If you split up your XML sitemaps into different segments, you can derive a lot of value and information from the Search Console XML sitemap center. You can use the XML sitemaps report as a diagnostic tool to identify areas of your site where Google has poor indexation. With this information, you can dive into an audit reviewing your pages in this area of your site.

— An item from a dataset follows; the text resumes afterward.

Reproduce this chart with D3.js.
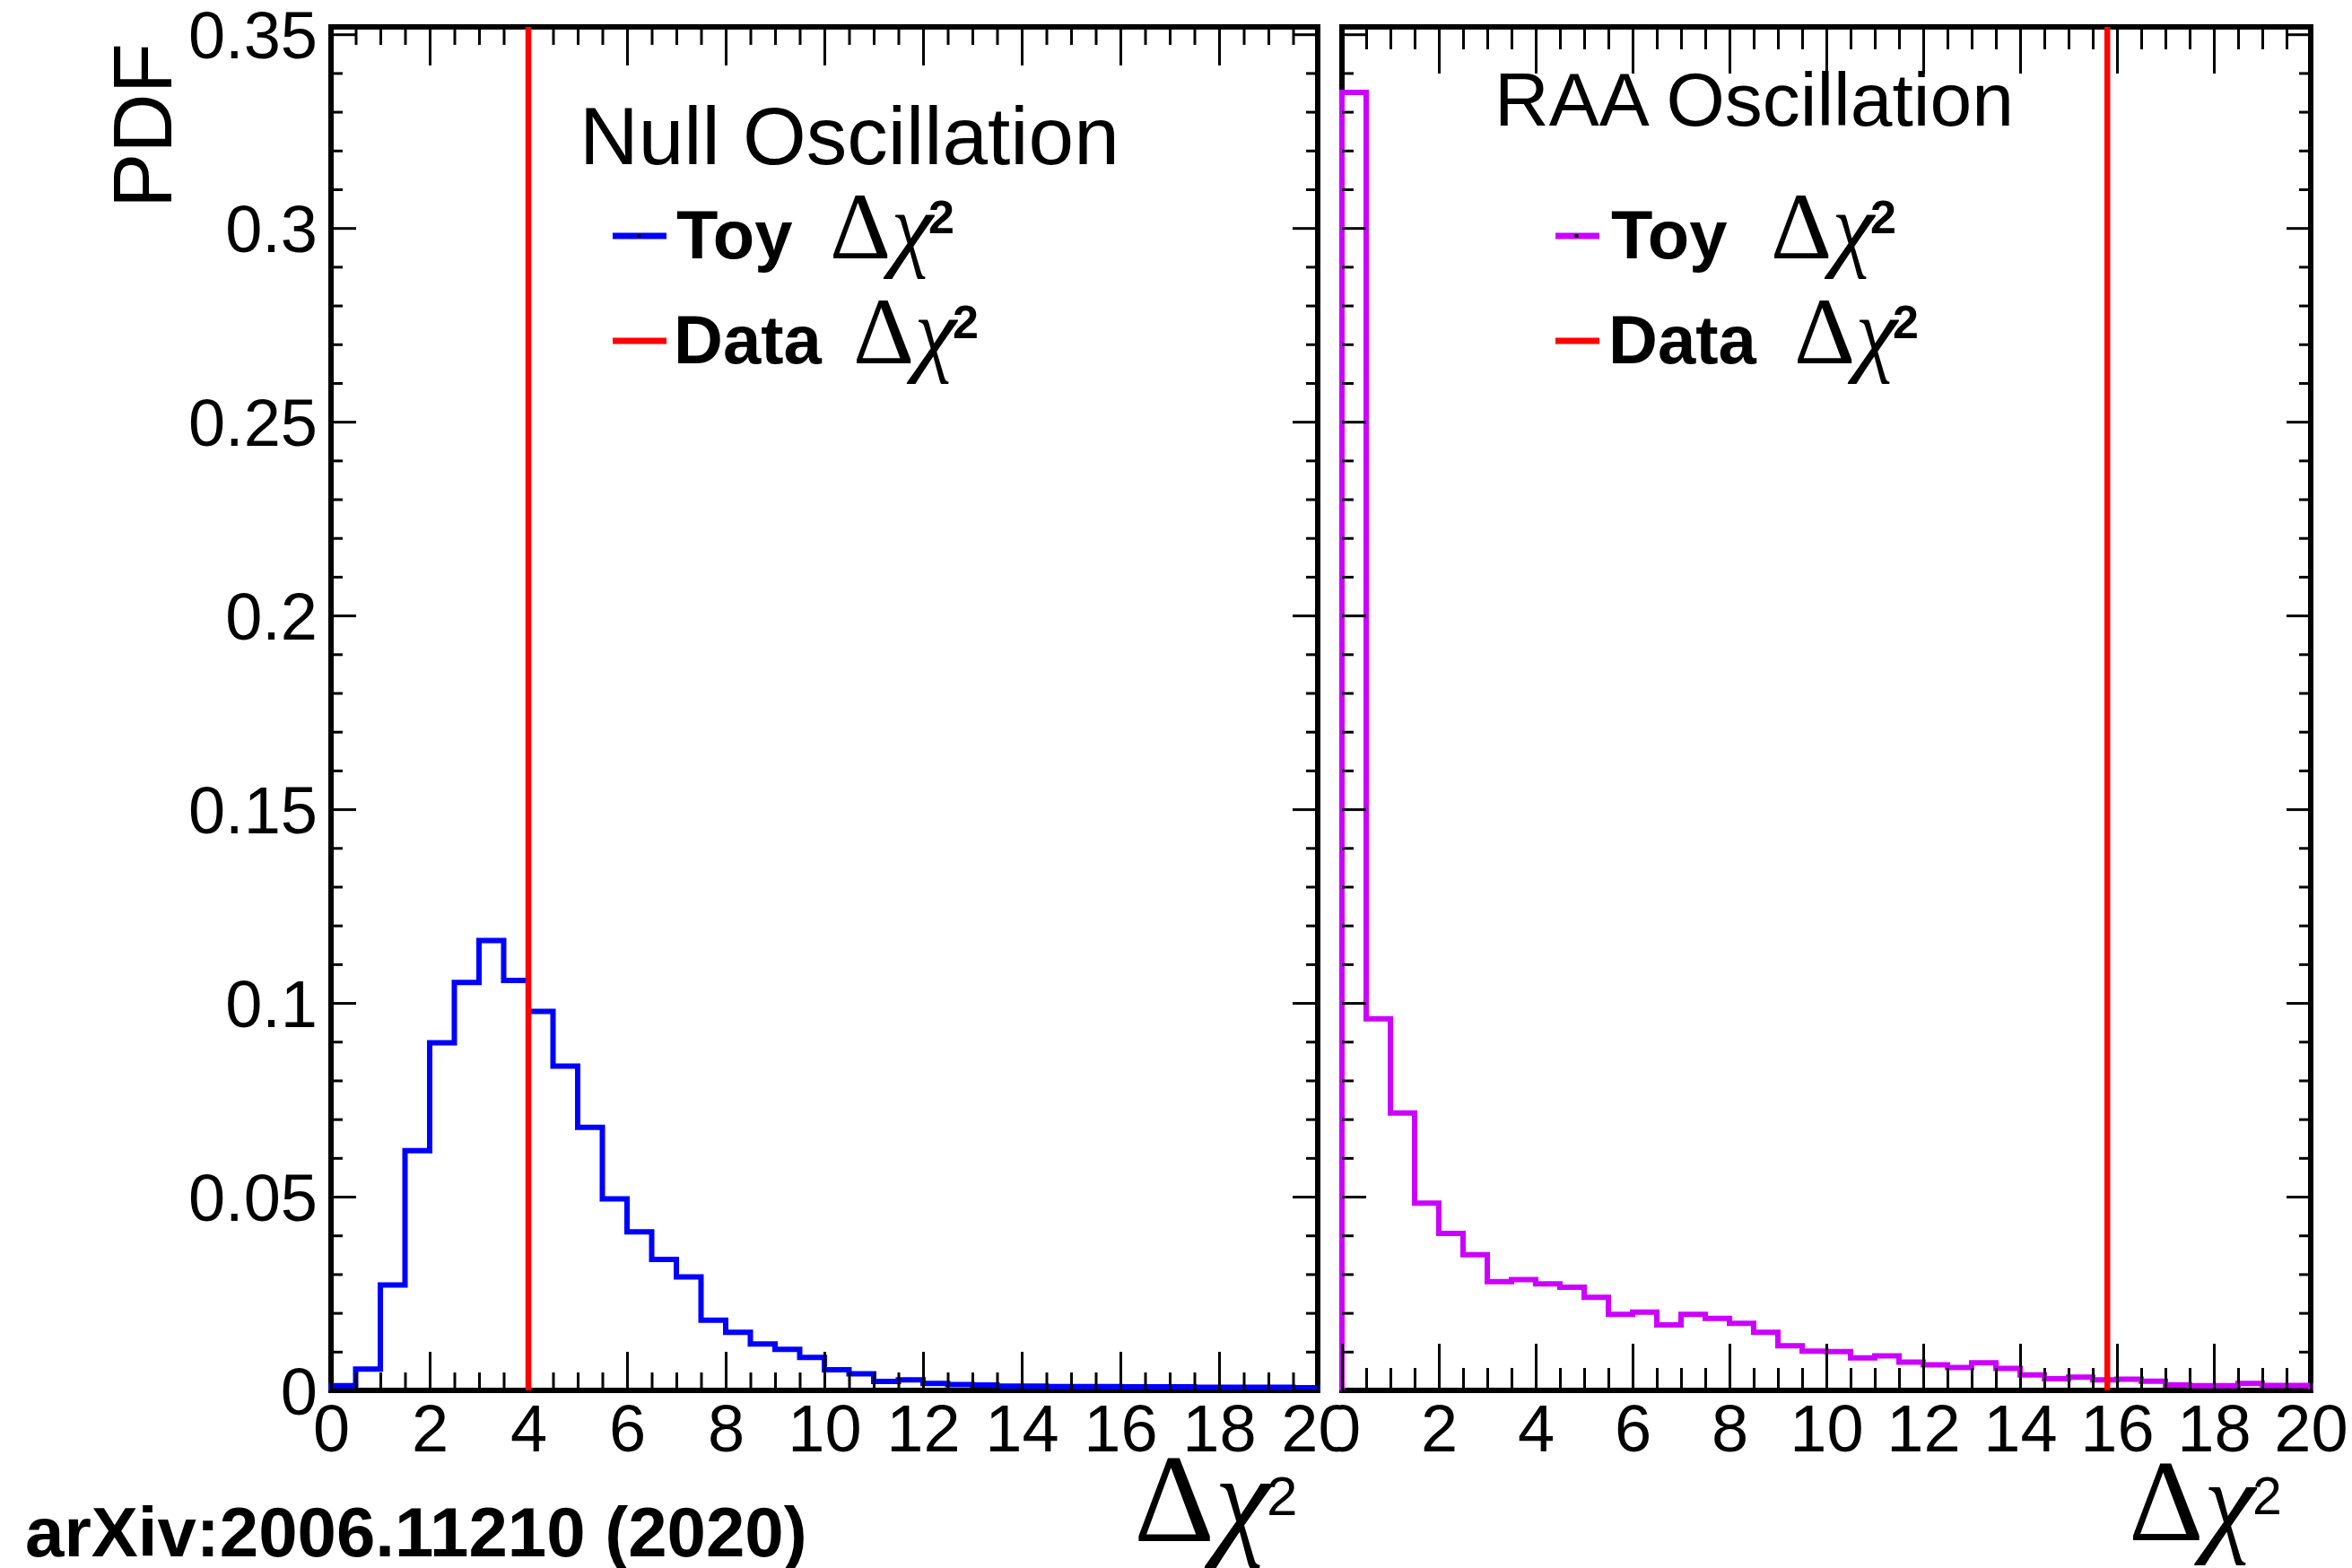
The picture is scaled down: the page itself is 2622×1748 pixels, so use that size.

The basic idea is to setup and create your XML sitemaps so that they reflect the important areas of your site. For example, if I had an ecommerce site, I’d segment my XML sitemaps as follows:
- category pages
- product pages
- key landing pages
- blog / content pages
- location pages
- customer support pages
As you can see, this would outline the major areas of the site and would provide structure into solving indexation problems. It is worth noting that if you have a large site and have tiered category pages that require several clicks (ex: clothing > mens clothing > mens shirts > mens t shirts), you should consider setting up XML sitemaps to reflect this – such as category pages (level 1), category pages (level 2), etc. This will help you see if indexation problems begin or are exaggerated at specific depths of your site. Another approach you could use here would be to approach this by topics rather than XML sitemaps. For example, you could create XML sitemaps for:
- Mountain biking
- Rock climbing
Both of the above sitemaps provide value in understanding the indexation of your site. Rather than a high level single number for your site, you can if there are disproportional indexation problems with any particular portion of your site. If you follow this segmentation strategy when you are deciding how to build your XML sitemaps, you will be in a much better place to diagnose indexation problems should they arise.